Sixthly, we should remember that the best thing we can do for refugees in the long term is to prevent so many citizens from having to flee their countries in the first place. Donations are a stop-gap, not an answer. I struggle to think of a conflict in the last decade that we have really succeeded in ending. Fighting goes on in Syria, in Yemen, in Ethiopia, in the Central African Republic, in the Sahel. A fragile UN-brokered ceasefire is holding, just, in Libya, but the situation is still unstable. Our role in Afghanistan has ended in defeat and, of course, war has continued in Ukraine since 2014.

We have to work on solving conflicts rather than providing support around the edges. We must get better at tackling the root causes, not just responding when it is already too late. We should seek to strengthen international institutions where we can and urge our friends and partners to play their part. If those do not work, let us be honest about it. We need to improve our capacity to maintain the rules of war and to prevent war crimes such as sexual violence in conflict—crimes which are both drivers and results of displacement.

The horrific reports emerging from Ukraine are a reminder of how far we have to go and how impunity is still the norm. I hope that the opportunities for accountability in Ukraine may be greater than in most conflicts. Ukrainian prosecutors are active and I welcome the International Criminal Court investigation, the UN Human Rights Council commission of inquiry and the OSCE mission of experts. It is crucial that sexual violence in conflict gets due attention as part of these efforts. We can and should support this, offering expertise from our Preventing Sexual Violence in Conflict Initiative and our team of experts.

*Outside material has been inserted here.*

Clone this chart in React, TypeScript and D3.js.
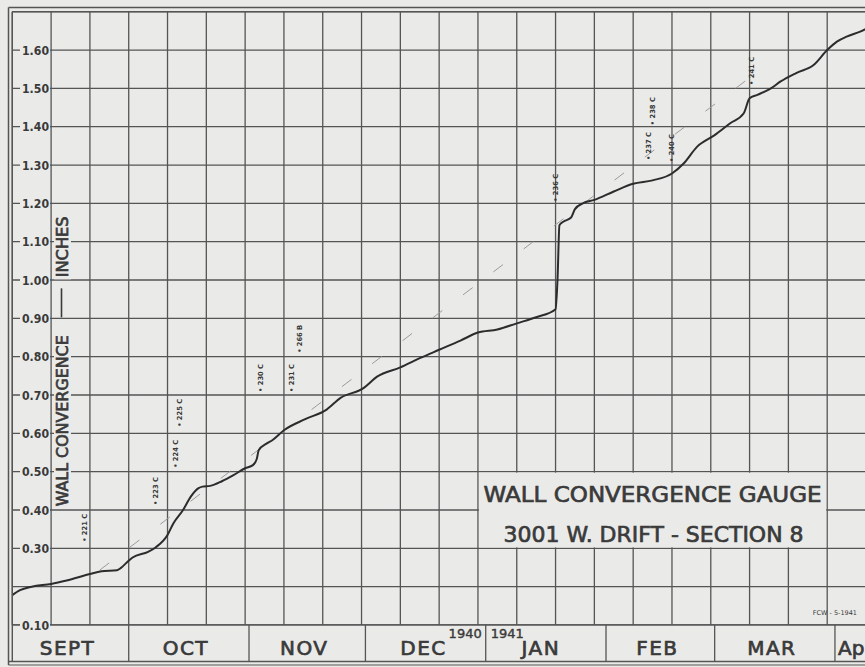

I was pleased to see signs at Heathrow recently offering details for those arriving from Ukraine on how to report war crimes to the police. We need to ensure that such notices are widespread, particularly when it comes to sexual violence in conflict, which is almost always underreported. Investigations and accountability take expertise and dedicated resources. Survivors must be supported to give evidence. I firmly believe that establishing a permanent independent international body to investigate sexual violence in conflict in post-conflict situations would be the most effective way to ensure that this terrible crime receives the attention and knowledge it demands, that allegations can be investigated as soon as they arise and that impunity can be broken down, not just in Ukraine but elsewhere.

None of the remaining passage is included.